MATERIAL FOR THIS TASK:
▶
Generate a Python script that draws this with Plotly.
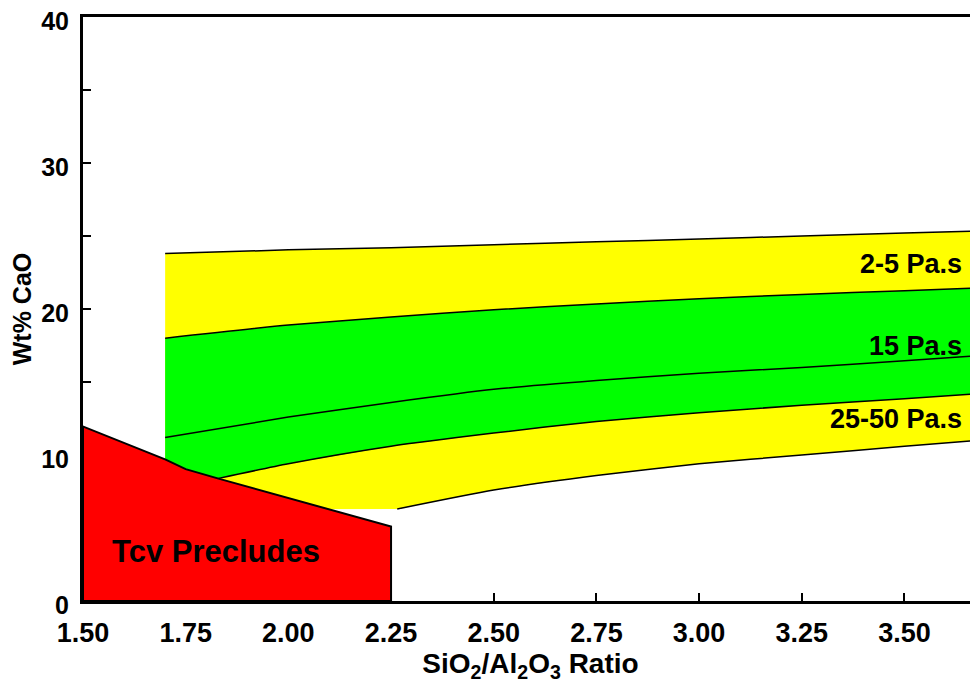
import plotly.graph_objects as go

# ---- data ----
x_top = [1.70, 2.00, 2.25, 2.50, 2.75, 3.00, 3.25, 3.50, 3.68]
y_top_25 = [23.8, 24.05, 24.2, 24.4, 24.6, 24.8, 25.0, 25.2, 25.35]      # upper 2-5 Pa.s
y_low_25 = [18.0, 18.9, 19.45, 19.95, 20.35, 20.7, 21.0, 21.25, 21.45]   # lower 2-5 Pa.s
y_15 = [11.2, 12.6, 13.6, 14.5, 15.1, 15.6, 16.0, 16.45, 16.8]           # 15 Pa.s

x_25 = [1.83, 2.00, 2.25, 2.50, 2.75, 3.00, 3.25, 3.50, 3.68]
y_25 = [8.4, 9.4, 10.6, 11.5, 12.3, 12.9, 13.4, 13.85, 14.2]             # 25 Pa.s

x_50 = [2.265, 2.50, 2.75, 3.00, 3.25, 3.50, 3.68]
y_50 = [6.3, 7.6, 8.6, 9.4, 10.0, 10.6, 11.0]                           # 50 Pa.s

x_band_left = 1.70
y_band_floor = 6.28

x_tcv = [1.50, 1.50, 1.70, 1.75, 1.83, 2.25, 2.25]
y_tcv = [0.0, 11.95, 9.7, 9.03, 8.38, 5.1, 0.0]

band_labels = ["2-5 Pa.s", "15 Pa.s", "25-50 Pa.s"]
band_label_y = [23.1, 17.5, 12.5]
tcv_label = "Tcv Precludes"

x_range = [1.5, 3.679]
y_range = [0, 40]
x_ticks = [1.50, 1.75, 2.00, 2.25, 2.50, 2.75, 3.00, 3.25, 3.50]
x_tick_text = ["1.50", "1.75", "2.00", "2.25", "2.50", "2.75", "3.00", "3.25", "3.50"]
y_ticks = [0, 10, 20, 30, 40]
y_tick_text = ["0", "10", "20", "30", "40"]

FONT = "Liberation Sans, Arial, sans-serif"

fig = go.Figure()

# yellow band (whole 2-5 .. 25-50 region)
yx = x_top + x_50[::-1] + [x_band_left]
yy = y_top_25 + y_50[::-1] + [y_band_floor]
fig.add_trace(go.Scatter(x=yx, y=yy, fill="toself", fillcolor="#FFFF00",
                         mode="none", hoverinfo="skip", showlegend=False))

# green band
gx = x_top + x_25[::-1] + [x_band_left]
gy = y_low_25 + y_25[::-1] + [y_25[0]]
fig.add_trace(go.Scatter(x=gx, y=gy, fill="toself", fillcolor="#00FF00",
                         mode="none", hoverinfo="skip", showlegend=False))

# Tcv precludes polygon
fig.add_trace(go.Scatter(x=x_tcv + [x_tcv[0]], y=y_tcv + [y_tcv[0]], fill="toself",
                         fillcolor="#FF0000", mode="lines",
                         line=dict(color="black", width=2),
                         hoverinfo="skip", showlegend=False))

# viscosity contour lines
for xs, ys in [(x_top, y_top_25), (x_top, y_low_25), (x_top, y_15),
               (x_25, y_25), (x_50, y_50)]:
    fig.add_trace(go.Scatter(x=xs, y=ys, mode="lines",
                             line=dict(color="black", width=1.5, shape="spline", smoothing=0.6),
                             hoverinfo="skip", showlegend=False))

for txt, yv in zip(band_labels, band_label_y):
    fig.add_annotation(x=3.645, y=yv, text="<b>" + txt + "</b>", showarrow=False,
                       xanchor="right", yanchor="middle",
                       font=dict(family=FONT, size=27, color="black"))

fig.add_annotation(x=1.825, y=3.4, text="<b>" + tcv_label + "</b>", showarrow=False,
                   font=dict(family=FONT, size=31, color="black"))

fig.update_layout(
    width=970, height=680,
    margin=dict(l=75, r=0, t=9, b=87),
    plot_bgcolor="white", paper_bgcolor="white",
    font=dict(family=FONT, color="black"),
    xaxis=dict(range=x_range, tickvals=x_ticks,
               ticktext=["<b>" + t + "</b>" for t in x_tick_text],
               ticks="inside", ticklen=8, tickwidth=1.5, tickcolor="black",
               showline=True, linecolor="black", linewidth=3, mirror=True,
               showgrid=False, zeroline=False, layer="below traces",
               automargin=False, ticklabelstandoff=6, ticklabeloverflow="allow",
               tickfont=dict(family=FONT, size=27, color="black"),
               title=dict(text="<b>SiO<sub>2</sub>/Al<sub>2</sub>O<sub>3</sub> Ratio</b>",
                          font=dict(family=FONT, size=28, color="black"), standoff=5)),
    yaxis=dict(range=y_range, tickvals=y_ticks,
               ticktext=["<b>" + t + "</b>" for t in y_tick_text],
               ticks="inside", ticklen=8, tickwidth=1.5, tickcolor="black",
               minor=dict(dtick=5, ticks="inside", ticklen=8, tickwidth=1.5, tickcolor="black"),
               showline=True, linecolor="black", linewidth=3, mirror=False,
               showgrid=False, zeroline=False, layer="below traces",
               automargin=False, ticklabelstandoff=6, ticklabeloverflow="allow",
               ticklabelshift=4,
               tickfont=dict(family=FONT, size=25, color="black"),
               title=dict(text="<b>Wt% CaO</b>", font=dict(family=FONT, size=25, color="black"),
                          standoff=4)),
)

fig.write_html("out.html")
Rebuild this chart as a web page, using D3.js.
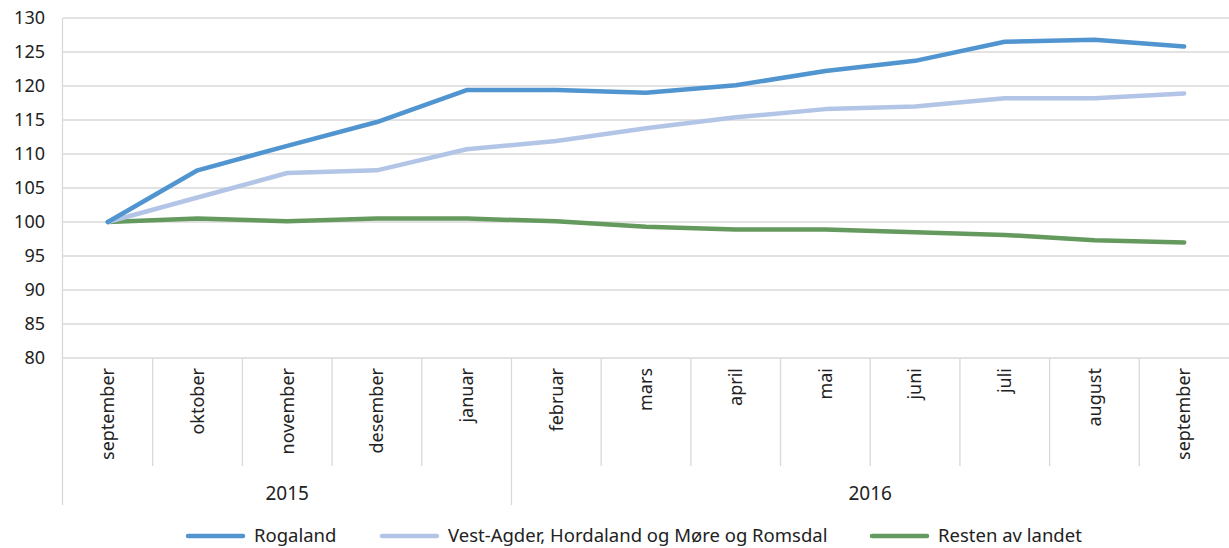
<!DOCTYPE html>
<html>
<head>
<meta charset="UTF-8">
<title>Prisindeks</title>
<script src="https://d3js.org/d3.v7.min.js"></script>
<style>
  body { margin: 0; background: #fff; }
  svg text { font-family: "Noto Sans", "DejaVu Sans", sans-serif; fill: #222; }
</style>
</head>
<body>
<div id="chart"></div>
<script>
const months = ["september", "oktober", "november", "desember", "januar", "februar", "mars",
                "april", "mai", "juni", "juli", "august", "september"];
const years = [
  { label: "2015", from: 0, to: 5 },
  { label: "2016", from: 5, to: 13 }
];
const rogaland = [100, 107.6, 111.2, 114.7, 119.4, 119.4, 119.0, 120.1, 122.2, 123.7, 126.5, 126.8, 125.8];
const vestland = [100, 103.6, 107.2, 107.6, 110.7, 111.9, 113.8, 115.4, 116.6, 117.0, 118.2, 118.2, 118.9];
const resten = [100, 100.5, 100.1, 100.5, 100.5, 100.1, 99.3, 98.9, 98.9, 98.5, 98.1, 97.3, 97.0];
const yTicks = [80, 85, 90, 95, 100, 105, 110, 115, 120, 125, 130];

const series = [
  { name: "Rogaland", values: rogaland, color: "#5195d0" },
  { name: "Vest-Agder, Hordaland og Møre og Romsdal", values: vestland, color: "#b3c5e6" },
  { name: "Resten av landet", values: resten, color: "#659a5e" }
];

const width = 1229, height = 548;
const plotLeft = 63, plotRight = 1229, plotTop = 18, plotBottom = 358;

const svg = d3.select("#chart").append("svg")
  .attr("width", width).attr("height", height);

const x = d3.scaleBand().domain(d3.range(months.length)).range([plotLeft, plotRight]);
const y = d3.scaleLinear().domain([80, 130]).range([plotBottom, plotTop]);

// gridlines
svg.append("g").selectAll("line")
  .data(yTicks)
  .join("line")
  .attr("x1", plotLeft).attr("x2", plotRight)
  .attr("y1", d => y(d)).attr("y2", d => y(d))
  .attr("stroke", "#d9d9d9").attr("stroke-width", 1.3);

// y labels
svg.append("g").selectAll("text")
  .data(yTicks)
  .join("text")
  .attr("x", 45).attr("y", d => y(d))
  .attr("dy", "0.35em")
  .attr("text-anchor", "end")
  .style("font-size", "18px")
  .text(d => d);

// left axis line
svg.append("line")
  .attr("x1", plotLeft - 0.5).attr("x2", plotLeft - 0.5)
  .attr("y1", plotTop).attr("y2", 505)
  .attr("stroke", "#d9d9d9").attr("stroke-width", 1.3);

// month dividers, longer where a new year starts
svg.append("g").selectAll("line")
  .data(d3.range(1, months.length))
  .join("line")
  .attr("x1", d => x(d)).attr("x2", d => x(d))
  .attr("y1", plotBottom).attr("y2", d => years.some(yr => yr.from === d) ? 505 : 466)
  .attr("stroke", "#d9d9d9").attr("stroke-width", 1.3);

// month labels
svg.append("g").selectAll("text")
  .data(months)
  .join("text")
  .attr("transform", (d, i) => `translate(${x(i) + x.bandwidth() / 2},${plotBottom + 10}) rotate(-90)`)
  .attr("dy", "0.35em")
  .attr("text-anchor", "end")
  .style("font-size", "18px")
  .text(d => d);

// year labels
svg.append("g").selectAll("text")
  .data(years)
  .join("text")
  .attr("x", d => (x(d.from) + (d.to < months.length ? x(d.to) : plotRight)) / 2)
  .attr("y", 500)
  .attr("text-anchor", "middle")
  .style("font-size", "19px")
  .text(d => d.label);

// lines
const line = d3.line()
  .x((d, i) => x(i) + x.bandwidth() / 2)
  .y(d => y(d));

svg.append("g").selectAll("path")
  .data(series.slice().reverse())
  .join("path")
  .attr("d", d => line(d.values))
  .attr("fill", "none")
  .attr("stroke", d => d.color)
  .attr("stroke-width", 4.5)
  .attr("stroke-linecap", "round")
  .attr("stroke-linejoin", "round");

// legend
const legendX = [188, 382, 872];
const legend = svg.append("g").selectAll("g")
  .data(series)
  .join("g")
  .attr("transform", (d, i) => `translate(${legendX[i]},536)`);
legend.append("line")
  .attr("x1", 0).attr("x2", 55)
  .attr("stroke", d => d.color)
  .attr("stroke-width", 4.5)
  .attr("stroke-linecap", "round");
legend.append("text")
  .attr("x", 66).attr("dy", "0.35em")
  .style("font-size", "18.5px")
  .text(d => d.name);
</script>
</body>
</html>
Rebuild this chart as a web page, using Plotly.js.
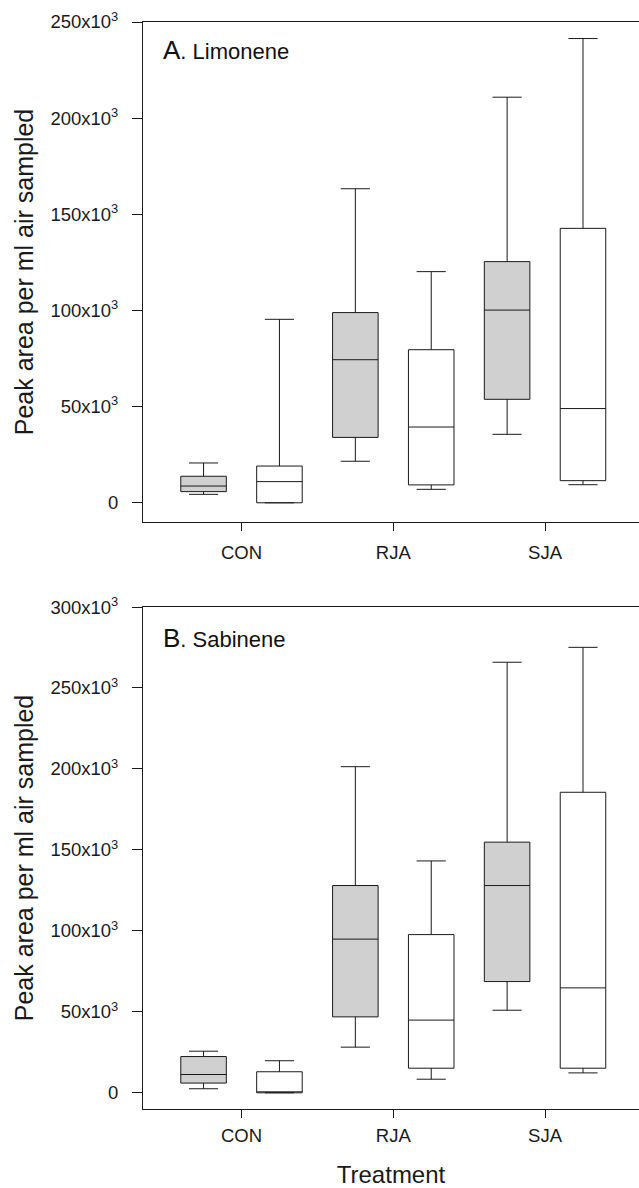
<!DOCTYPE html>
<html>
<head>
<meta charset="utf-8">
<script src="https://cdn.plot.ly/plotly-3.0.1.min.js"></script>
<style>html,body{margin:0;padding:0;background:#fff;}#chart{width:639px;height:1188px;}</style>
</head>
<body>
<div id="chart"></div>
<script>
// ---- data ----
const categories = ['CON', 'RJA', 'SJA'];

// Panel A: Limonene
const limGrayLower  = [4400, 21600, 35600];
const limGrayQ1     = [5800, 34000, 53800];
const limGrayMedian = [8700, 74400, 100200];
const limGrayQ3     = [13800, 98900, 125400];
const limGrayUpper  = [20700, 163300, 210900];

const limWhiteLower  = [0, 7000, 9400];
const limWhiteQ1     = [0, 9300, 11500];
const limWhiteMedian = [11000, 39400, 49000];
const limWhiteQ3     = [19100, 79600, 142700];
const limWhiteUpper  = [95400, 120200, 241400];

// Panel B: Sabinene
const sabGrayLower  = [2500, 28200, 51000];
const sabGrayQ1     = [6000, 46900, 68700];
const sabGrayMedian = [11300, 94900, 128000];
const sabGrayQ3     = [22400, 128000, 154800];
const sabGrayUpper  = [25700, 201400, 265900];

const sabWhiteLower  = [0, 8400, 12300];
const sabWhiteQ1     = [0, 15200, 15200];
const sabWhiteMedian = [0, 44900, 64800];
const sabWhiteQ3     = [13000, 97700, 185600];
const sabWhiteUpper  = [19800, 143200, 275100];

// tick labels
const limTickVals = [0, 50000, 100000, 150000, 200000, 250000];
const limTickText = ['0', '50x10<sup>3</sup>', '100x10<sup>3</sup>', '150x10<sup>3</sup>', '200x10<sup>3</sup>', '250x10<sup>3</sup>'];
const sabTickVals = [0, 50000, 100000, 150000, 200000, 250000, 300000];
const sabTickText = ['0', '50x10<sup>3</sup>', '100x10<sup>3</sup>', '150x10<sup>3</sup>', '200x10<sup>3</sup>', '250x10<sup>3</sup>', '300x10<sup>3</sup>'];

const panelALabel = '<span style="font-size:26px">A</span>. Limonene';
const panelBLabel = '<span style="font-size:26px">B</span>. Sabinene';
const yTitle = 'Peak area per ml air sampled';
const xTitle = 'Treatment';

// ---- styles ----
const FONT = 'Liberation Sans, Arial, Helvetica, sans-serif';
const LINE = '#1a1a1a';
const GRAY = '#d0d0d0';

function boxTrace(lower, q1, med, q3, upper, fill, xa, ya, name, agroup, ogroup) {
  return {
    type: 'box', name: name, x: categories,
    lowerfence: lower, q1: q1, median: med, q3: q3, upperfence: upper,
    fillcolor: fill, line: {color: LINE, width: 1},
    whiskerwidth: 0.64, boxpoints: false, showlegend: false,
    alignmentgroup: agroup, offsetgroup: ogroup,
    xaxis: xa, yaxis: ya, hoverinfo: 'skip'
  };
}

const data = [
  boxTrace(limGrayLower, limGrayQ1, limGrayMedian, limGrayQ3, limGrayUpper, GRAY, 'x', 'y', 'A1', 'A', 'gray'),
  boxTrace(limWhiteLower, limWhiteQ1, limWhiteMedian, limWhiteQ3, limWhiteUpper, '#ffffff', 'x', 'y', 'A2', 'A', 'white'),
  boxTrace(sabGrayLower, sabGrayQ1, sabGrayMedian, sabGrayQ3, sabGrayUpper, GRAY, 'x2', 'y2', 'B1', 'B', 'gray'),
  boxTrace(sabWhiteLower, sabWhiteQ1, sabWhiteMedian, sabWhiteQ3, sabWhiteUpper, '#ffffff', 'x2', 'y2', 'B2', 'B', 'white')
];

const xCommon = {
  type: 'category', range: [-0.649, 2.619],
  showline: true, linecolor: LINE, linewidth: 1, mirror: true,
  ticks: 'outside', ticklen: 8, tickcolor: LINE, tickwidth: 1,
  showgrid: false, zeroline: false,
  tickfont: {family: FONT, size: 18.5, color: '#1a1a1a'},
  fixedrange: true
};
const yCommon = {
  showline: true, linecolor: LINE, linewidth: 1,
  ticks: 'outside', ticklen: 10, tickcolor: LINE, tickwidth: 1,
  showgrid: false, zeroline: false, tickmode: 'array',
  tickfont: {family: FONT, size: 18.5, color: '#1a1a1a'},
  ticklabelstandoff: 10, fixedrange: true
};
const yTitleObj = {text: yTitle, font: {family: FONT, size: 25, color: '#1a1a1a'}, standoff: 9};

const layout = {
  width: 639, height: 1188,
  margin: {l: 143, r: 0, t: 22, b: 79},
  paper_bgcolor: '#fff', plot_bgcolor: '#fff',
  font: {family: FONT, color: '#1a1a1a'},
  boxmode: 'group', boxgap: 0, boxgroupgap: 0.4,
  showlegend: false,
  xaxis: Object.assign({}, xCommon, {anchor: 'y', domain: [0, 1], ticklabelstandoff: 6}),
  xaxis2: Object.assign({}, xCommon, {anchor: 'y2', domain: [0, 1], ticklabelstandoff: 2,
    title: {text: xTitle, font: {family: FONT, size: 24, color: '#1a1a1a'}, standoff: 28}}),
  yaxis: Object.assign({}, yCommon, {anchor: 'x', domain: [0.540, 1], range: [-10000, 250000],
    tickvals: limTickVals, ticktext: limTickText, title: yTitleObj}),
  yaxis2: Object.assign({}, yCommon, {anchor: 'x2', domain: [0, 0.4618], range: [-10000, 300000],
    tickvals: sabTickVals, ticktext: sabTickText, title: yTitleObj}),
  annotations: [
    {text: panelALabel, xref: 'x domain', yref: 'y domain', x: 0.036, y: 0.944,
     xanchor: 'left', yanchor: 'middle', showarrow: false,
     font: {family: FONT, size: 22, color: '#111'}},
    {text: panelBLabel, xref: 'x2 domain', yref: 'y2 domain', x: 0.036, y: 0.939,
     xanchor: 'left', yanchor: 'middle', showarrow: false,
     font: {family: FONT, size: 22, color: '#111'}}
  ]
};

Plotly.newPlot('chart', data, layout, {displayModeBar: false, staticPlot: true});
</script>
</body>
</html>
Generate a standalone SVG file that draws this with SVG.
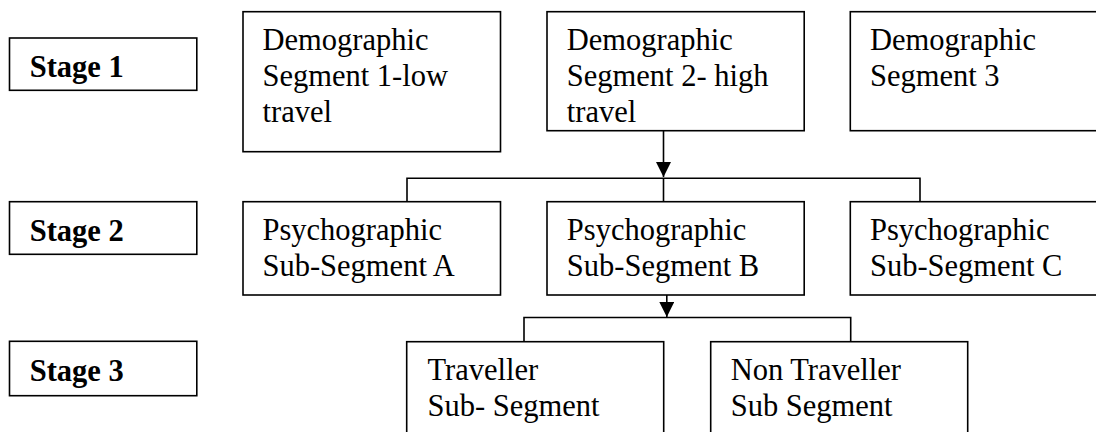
◀
Set down again, exactly, the lines of the material above from its first line to the one with "import plotly.graph_objects as go", inclusive. Leave the pictures out.

Generate a Python script that draws this with Plotly.
import plotly.graph_objects as go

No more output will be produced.